The Congressional Badge of Bravery honors federal, state and local officers for exceptional acts of bravery in the line of duty. The medals are awarded annually by the U.S. Attorney General, the official website said.

Earning 'hero category'

Oak Creek Police Chief John Edwards said the word "hero" is often used loosely by the media — and is a heavy burden to cast upon someone. He made an exception for Lenda and Murphy.

"Everything they did that day put them in the hero category," said Edwards to a crowd of almost 300. "You guys represent every man and woman who has ever put on that badge."

For his part, Lenda indicated during the ceremony that he wasn't comfortable with the "hero" label.

"True heroes are those who have laid down their lives at the altar of freedom. I am far, far from being a hero and will never call myself one," said Lenda.

Regardless, their actions earned them the medal and honors.

Murphy was the first responder at the Sikh Temple after Wade Michael Page had shot and killed six temple members and critically injured others. In the crossfire with Page, Murphy was shot 15 times, including a gunshot to the back of his head that stopped short of penetrating his brain, a report said.

Lenda's arrival at the scene shifted Page's attention away from Murphy and possibly saved his life.
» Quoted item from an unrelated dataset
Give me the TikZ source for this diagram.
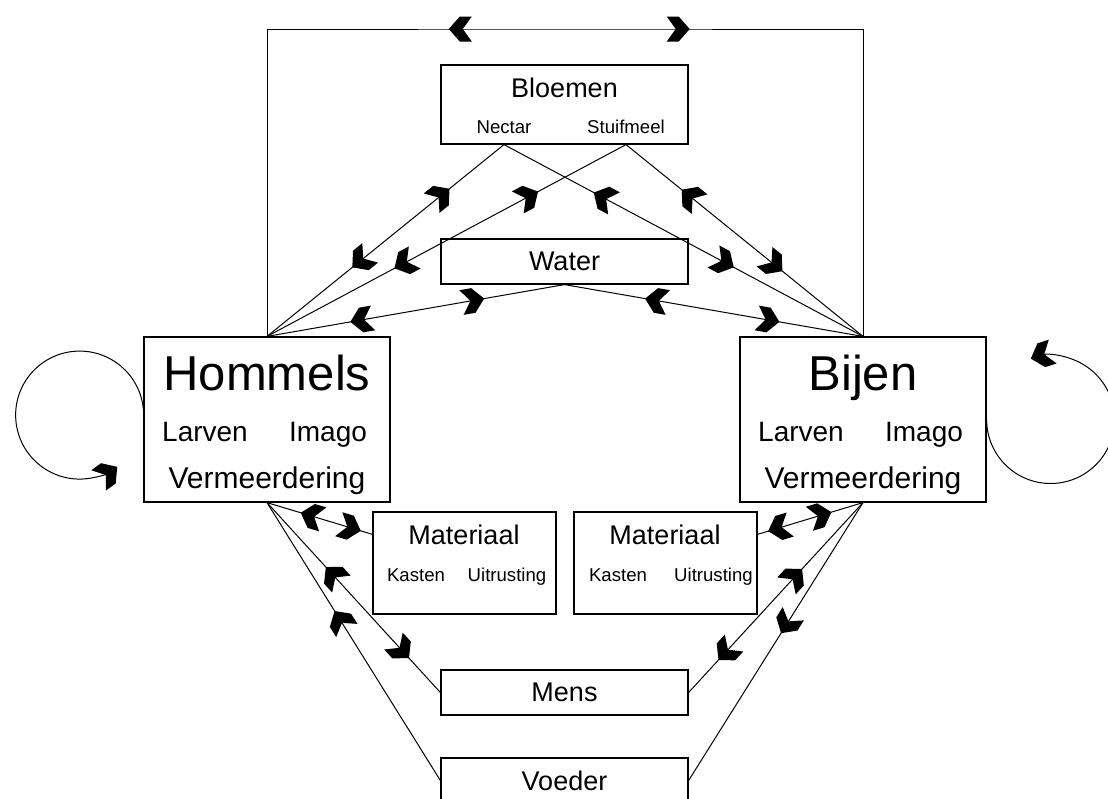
\documentclass[tikz,border=0pt]{standalone}
\usepackage{fontspec}
\setmainfont{Liberation Sans}
\usetikzlibrary{arrows.meta}
\usetikzlibrary{decorations.markings}
\pgfdeclarearrow{
  name = Chevron,
  setup code = {
    \pgfarrowssettipend{11.5pt}
    \pgfarrowssetlineend{5pt}
    \pgfarrowssetvisualbackend{4.5pt}
    \pgfarrowssetbackend{0pt}
    \pgfarrowshullpoint{11.5pt}{0pt}
    \pgfarrowsupperhullpoint{0pt}{6.25pt}
    \pgfarrowsupperhullpoint{6pt}{6.25pt}
  },
  drawing code = {
    \pgfpathmoveto{\pgfpoint{11.5pt}{0pt}}
    \pgfpathlineto{\pgfpoint{6pt}{6.25pt}}
    \pgfpathlineto{\pgfpoint{0pt}{6.25pt}}
    \pgfpathlineto{\pgfpoint{4.5pt}{0pt}}
    \pgfpathlineto{\pgfpoint{0pt}{-6.25pt}}
    \pgfpathlineto{\pgfpoint{6pt}{-6.25pt}}
    \pgfpathclose
    \pgfusepathqfill
  }
}
\tikzset{box/.style={draw,line width=0.6pt,inner sep=0pt,font=\fontsize{13.5}{16}\selectfont}}
\tikzset{boxtitle/.style={anchor=base,inner sep=0pt,font=\fontsize{13.5}{16}\selectfont}}
\tikzset{sublabel/.style={anchor=base,inner sep=0pt,font=\fontsize{9.3}{11}\selectfont}}
\tikzset{beename/.style={anchor=base,inner sep=0pt,font=\fontsize{24.5}{29}\selectfont}}
\tikzset{beestage/.style={anchor=base,inner sep=0pt,font=\fontsize{14}{17}\selectfont}}
\tikzset{beegrowth/.style={anchor=base,inner sep=0pt,font=\fontsize{15}{18}\selectfont}}
\tikzset{link/.style={line width=0.5pt}}
\tikzset{twoway/.style 2 args={link,postaction={decorate},decoration={markings,mark=at position #1 with {\arrowreversed{>}},mark=at position #2 with {\arrow{>}}}}}
\tikzset{tostart/.style={link,postaction={decorate},decoration={markings,mark=at position #1 with {\arrowreversed{>}}}}}
\tikzset{toend/.style={link,postaction={decorate},decoration={markings,mark=at position #1 with {\arrow{>}}}}}

\begin{document}
\begin{tikzpicture}[x=0.5pt,y=-0.5pt,>=Chevron]
      \pgfmathsetmacro{\widebox}{123.5}
      \pgfmathsetmacro{\matbox}{91.5}
      \useasboundingbox (0,0) rectangle (1108,798);

      \node[box,minimum width=\widebox pt,minimum height=39.5pt] at (564.5,104.5) (bloemen) {};
      \node[boxtitle] at (564.5,97) (bloementitle) {Bloemen};
      \node[sublabel] at (504,133) (nectar) {Nectar};
      \node[sublabel] at (626,133) (stuifmeel) {Stuifmeel};
      \node[box,minimum width=\widebox pt,minimum height=22.5pt] at (564.5,261.5) (water) {Water};

      \node[box,minimum width=123pt,minimum height=82.5pt] at (267,419.5) (hommels) {};
      \node[beename] at (267,390) (hommelsname) {Hommels};
      \node[beestage] at (205,441) (hommelslarven) {Larven};
      \node[beestage] at (328,441) (hommelsimago) {Imago};
      \node[beegrowth] at (267,488) (hommelsgrowth) {Vermeerdering};

      \node[box,minimum width=123pt,minimum height=82.5pt] at (863,419.5) (bijen) {};
      \node[beename] at (863,390) (bijenname) {Bijen};
      \node[beestage] at (801,441) (bijenlarven) {Larven};
      \node[beestage] at (924,441) (bijenimago) {Imago};
      \node[beegrowth] at (863,488) (bijengrowth) {Vermeerdering};

      \node[box,minimum width=\matbox pt,minimum height=51pt] at (464.5,563) (matleft) {};
      \node[boxtitle] at (464,544) (matlefttitle) {Materiaal};
      \node[sublabel] at (416,581) (matleftkasten) {Kasten};
      \node[sublabel] at (507,581) (matleftgear) {Uitrusting};
      \node[box,minimum width=\matbox pt,minimum height=51pt] at (665.5,563) (matright) {};
      \node[boxtitle] at (665,544) (matrighttitle) {Materiaal};
      \node[sublabel] at (618,581) (matrightkasten) {Kasten};
      \node[sublabel] at (713.5,581) (matrightgear) {Uitrusting};

      \node[box,minimum width=\widebox pt,minimum height=22.5pt] at (564.5,692.5) (mens) {Mens};
      \node[box,minimum width=\widebox pt,minimum height=22.5pt] at (564.5,780.5) (voeder) {Voeder};

      \coordinate (topmid) at (564.5,29);
      \draw[twoway={0.404}{0.603}] (hommels.north) |- (topmid) -| (bijen.north);

      \draw[twoway={0.23}{0.64}] (nectar |- bloemen.south) -- (hommels.north);
      \draw[twoway={0.245}{0.645}] (stuifmeel |- bloemen.south) -- (hommels.north);
      \draw[twoway={0.25}{0.64}] (nectar |- bloemen.south) -- (bijen.north);
      \draw[twoway={0.235}{0.66}] (stuifmeel |- bloemen.south) -- (bijen.north);
      \draw[twoway={0.27}{0.72}] (water.south) -- (hommels.north);
      \draw[twoway={0.27}{0.72}] (water.south) -- (bijen.north);

      \draw[link,->] ([yshift=5pt]hommels.west) arc[start angle=5,end angle=306,radius=32pt];
      \draw[link,->] (bijen.east) arc[start angle=180,end angle=468,radius=32pt];

      \draw[twoway={0.32}{0.89}] (hommels.south) -- (matleft.west |- matlefttitle);
      \draw[twoway={0.34}{0.82}] (hommels.south) -- (mens.west);
      \draw[tostart={0.39}] (hommels.south) -- (voeder.west);
      \draw[twoway={0.30}{0.90}] (bijen.south) -- (matright.east |- matrighttitle);
      \draw[twoway={0.35}{0.83}] (bijen.south) -- (mens.east);
      \draw[toend={0.47}] (bijen.south) -- (voeder.east);
    \end{tikzpicture}
\end{document}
Lenda then shot and wounded Page before the gunman took his own life moments later.

The two ended the attack on the Sikh Temple in six minutes from the time of the first 911 call.

Edwards said the police work demonstrated by Murphy, Lenda and the entire department was "handled perfectly."

"You never know how people are going to respond to it until it actually happens," said Edwards.

Edwards referenced Murphy's use of combat breathing to remain calm and Lenda's "unmatched" instincts as examples of leadership to the other arriving officers.

Thanks and appreciation

During his thank-you speech on Aug. 6, Murphy recalled Lenda's timely arrival at the temple.

"If it wasn't for (Lenda) showing up when he actually did, I don't know how much more I could have actually taken at that point," said Murphy. "I've been fortunate enough to be able to turn this moment of tragedy in my life into something good."

Murphy also thanked his wife, Ann, for sticking by his side "through thick and thin."

In their individual speeches, both officers also thanked to the Sikh community.

"I've learned a lot of things over the last two years — how to be optimistic, how to accept things, give up control," said Murphy. "For all those things the Sikhs have showed me, I am forever grateful."

The active Sikh temple presidents in Oak Creek and Brookfield attended the badging ceremony, as well as Amardeep Kaleka, son of Satwant Kaleka, the former Sikh Temple president who was killed in the shooting.

"I'm here to say from all of the families affected by this tragedy, you might not think you deserve it, but you do," Kaleka said.

Murphy joined the Oak Creek Police Department in 1991 and was promoted to lieutenant in April 2007. He is currently retired. Lenda is the most senior officer at the police department, which he joined in 1980.